Goal
Type out the complete listing below word for word, without its pictures.

Start of Data excerpt

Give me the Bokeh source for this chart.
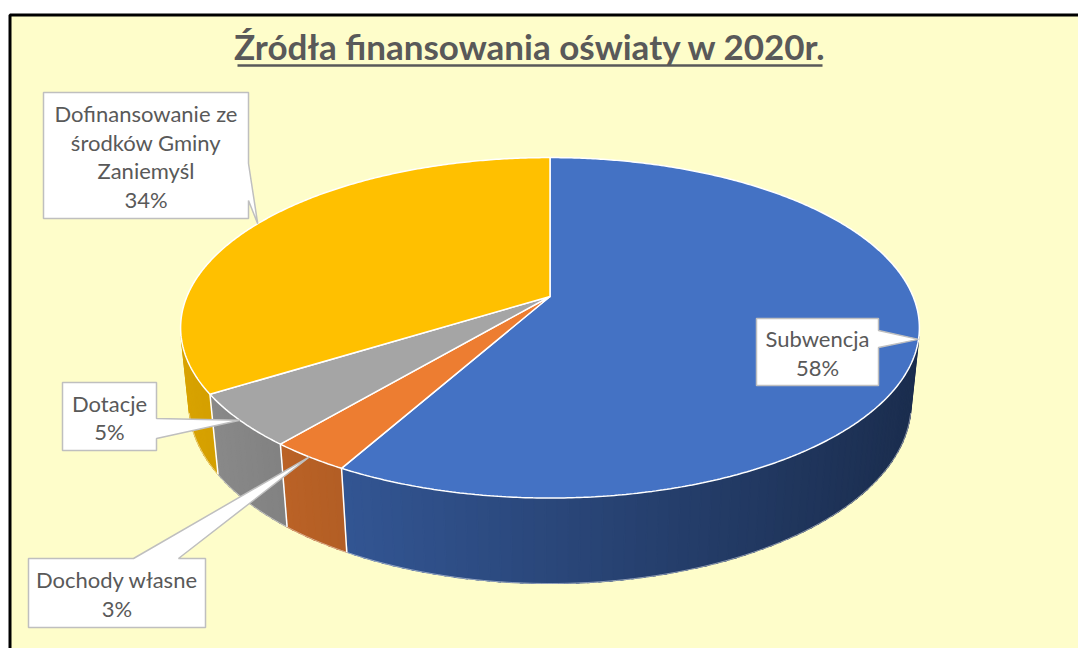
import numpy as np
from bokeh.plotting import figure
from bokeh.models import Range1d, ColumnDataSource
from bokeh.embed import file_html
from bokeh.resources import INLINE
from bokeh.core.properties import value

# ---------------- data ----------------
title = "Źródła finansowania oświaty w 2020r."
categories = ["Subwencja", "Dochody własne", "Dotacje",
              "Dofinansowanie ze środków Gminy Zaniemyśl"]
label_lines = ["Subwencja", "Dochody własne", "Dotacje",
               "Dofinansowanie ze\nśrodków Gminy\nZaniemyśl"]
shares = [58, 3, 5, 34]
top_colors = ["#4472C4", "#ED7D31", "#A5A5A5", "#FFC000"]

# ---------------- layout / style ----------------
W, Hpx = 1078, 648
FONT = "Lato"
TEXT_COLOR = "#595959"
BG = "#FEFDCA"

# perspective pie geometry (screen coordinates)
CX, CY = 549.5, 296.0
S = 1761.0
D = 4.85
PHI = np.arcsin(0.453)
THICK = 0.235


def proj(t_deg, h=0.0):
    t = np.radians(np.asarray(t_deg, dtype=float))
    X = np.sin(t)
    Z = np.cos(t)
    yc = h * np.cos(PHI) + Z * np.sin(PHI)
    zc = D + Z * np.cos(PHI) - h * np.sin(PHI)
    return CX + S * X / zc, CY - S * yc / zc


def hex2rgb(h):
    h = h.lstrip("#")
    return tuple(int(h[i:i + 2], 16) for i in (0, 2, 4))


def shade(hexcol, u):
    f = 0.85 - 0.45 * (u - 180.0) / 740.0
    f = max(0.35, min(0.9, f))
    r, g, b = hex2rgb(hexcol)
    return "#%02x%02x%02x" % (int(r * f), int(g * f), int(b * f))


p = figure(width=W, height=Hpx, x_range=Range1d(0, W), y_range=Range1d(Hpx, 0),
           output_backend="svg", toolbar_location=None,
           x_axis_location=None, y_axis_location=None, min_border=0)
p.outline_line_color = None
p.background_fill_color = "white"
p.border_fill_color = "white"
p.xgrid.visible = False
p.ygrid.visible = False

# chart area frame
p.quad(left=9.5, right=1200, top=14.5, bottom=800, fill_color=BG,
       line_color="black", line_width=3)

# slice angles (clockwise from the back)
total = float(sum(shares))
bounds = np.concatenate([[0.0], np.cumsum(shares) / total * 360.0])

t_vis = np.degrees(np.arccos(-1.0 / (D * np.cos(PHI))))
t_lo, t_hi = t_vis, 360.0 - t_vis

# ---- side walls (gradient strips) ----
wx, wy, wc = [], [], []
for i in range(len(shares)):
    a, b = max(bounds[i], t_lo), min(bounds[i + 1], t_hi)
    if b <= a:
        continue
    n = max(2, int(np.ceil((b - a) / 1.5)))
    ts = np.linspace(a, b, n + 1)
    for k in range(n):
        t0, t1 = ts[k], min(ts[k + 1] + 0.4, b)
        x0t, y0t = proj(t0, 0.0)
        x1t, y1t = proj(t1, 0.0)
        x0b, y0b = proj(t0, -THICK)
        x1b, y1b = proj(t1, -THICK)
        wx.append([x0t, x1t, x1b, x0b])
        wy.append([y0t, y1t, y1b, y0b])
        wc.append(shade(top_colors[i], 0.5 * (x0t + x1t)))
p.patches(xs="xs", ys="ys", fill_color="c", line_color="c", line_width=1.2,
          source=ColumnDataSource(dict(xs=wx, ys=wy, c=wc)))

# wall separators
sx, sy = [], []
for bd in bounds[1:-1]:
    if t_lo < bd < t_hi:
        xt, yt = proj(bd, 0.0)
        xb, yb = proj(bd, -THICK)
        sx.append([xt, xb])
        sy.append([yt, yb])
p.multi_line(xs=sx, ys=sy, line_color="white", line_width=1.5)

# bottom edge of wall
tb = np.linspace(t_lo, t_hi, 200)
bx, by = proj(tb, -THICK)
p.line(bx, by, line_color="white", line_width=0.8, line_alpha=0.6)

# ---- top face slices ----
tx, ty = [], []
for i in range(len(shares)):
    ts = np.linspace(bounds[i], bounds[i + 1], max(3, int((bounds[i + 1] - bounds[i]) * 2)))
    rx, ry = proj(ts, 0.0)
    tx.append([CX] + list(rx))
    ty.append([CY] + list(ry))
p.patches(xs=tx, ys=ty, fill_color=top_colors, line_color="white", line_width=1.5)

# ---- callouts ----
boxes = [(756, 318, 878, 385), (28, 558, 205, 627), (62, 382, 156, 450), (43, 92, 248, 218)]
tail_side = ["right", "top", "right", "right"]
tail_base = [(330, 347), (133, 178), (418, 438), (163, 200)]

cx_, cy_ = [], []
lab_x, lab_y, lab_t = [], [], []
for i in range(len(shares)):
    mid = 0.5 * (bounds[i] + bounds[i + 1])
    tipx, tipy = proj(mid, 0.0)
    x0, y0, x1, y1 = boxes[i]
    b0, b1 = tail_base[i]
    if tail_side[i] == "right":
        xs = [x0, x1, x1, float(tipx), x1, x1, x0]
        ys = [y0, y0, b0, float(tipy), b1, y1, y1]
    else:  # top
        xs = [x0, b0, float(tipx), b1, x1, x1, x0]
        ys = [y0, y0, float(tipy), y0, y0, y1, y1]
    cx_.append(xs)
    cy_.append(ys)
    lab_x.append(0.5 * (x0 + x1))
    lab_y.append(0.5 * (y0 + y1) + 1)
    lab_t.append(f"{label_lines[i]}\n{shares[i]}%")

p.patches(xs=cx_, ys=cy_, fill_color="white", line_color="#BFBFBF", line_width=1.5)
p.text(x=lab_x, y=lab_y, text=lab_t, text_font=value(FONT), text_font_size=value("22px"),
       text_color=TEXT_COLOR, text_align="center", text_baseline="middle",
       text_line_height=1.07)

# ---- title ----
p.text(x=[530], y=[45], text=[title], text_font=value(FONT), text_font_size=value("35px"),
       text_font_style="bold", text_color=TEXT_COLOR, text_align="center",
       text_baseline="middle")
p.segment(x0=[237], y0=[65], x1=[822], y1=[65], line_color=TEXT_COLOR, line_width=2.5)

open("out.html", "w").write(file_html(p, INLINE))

End of Data excerpt

Written response
Give me the Bokeh source for this chart.
import numpy as np
from bokeh.plotting import figure
from bokeh.models import Range1d, ColumnDataSource
from bokeh.embed import file_html
from bokeh.resources import INLINE
from bokeh.core.properties import value

# ---------------- data ----------------
title = "Źródła finansowania oświaty w 2020r."
categories = ["Subwencja", "Dochody własne", "Dotacje",
              "Dofinansowanie ze środków Gminy Zaniemyśl"]
label_lines = ["Subwencja", "Dochody własne", "Dotacje",
               "Dofinansowanie ze\nśrodków Gminy\nZaniemyśl"]
shares = [58, 3, 5, 34]
top_colors = ["#4472C4", "#ED7D31", "#A5A5A5", "#FFC000"]

# ---------------- layout / style ----------------
W, Hpx = 1078, 648
FONT = "Lato"
TEXT_COLOR = "#595959"
BG = "#FEFDCA"

# perspective pie geometry (screen coordinates)
CX, CY = 549.5, 296.0
S = 1761.0
D = 4.85
PHI = np.arcsin(0.453)
THICK = 0.235


def proj(t_deg, h=0.0):
    t = np.radians(np.asarray(t_deg, dtype=float))
    X = np.sin(t)
    Z = np.cos(t)
    yc = h * np.cos(PHI) + Z * np.sin(PHI)
    zc = D + Z * np.cos(PHI) - h * np.sin(PHI)
    return CX + S * X / zc, CY - S * yc / zc


def hex2rgb(h):
    h = h.lstrip("#")
    return tuple(int(h[i:i + 2], 16) for i in (0, 2, 4))


def shade(hexcol, u):
    f = 0.85 - 0.45 * (u - 180.0) / 740.0
    f = max(0.35, min(0.9, f))
    r, g, b = hex2rgb(hexcol)
    return "#%02x%02x%02x" % (int(r * f), int(g * f), int(b * f))


p = figure(width=W, height=Hpx, x_range=Range1d(0, W), y_range=Range1d(Hpx, 0),
           output_backend="svg", toolbar_location=None,
           x_axis_location=None, y_axis_location=None, min_border=0)
p.outline_line_color = None
p.background_fill_color = "white"
p.border_fill_color = "white"
p.xgrid.visible = False
p.ygrid.visible = False

# chart area frame
p.quad(left=9.5, right=1200, top=14.5, bottom=800, fill_color=BG,
       line_color="black", line_width=3)

# slice angles (clockwise from the back)
total = float(sum(shares))
bounds = np.concatenate([[0.0], np.cumsum(shares) / total * 360.0])

t_vis = np.degrees(np.arccos(-1.0 / (D * np.cos(PHI))))
t_lo, t_hi = t_vis, 360.0 - t_vis

# ---- side walls (gradient strips) ----
wx, wy, wc = [], [], []
for i in range(len(shares)):
    a, b = max(bounds[i], t_lo), min(bounds[i + 1], t_hi)
    if b <= a:
        continue
    n = max(2, int(np.ceil((b - a) / 1.5)))
    ts = np.linspace(a, b, n + 1)
    for k in range(n):
        t0, t1 = ts[k], min(ts[k + 1] + 0.4, b)
        x0t, y0t = proj(t0, 0.0)
        x1t, y1t = proj(t1, 0.0)
        x0b, y0b = proj(t0, -THICK)
        x1b, y1b = proj(t1, -THICK)
        wx.append([x0t, x1t, x1b, x0b])
        wy.append([y0t, y1t, y1b, y0b])
        wc.append(shade(top_colors[i], 0.5 * (x0t + x1t)))
p.patches(xs="xs", ys="ys", fill_color="c", line_color="c", line_width=1.2,
          source=ColumnDataSource(dict(xs=wx, ys=wy, c=wc)))

# wall separators
sx, sy = [], []
for bd in bounds[1:-1]:
    if t_lo < bd < t_hi:
        xt, yt = proj(bd, 0.0)
        xb, yb = proj(bd, -THICK)
        sx.append([xt, xb])
        sy.append([yt, yb])
p.multi_line(xs=sx, ys=sy, line_color="white", line_width=1.5)

# bottom edge of wall
tb = np.linspace(t_lo, t_hi, 200)
bx, by = proj(tb, -THICK)
p.line(bx, by, line_color="white", line_width=0.8, line_alpha=0.6)

# ---- top face slices ----
tx, ty = [], []
for i in range(len(shares)):
    ts = np.linspace(bounds[i], bounds[i + 1], max(3, int((bounds[i + 1] - bounds[i]) * 2)))
    rx, ry = proj(ts, 0.0)
    tx.append([CX] + list(rx))
    ty.append([CY] + list(ry))
p.patches(xs=tx, ys=ty, fill_color=top_colors, line_color="white", line_width=1.5)

# ---- callouts ----
boxes = [(756, 318, 878, 385), (28, 558, 205, 627), (62, 382, 156, 450), (43, 92, 248, 218)]
tail_side = ["right", "top", "right", "right"]
tail_base = [(330, 347), (133, 178), (418, 438), (163, 200)]

cx_, cy_ = [], []
lab_x, lab_y, lab_t = [], [], []
for i in range(len(shares)):
    mid = 0.5 * (bounds[i] + bounds[i + 1])
    tipx, tipy = proj(mid, 0.0)
    x0, y0, x1, y1 = boxes[i]
    b0, b1 = tail_base[i]
    if tail_side[i] == "right":
        xs = [x0, x1, x1, float(tipx), x1, x1, x0]
        ys = [y0, y0, b0, float(tipy), b1, y1, y1]
    else:  # top
        xs = [x0, b0, float(tipx), b1, x1, x1, x0]
        ys = [y0, y0, float(tipy), y0, y0, y1, y1]
    cx_.append(xs)
    cy_.append(ys)
    lab_x.append(0.5 * (x0 + x1))
    lab_y.append(0.5 * (y0 + y1) + 1)
    lab_t.append(f"{label_lines[i]}\n{shares[i]}%")

p.patches(xs=cx_, ys=cy_, fill_color="white", line_color="#BFBFBF", line_width=1.5)
p.text(x=lab_x, y=lab_y, text=lab_t, text_font=value(FONT), text_font_size=value("22px"),
       text_color=TEXT_COLOR, text_align="center", text_baseline="middle",
       text_line_height=1.07)

# ---- title ----
p.text(x=[530], y=[45], text=[title], text_font=value(FONT), text_font_size=value("35px"),
       text_font_style="bold", text_color=TEXT_COLOR, text_align="center",
       text_baseline="middle")
p.segment(x0=[237], y0=[65], x1=[822], y1=[65], line_color=TEXT_COLOR, line_width=2.5)

open("out.html", "w").write(file_html(p, INLINE))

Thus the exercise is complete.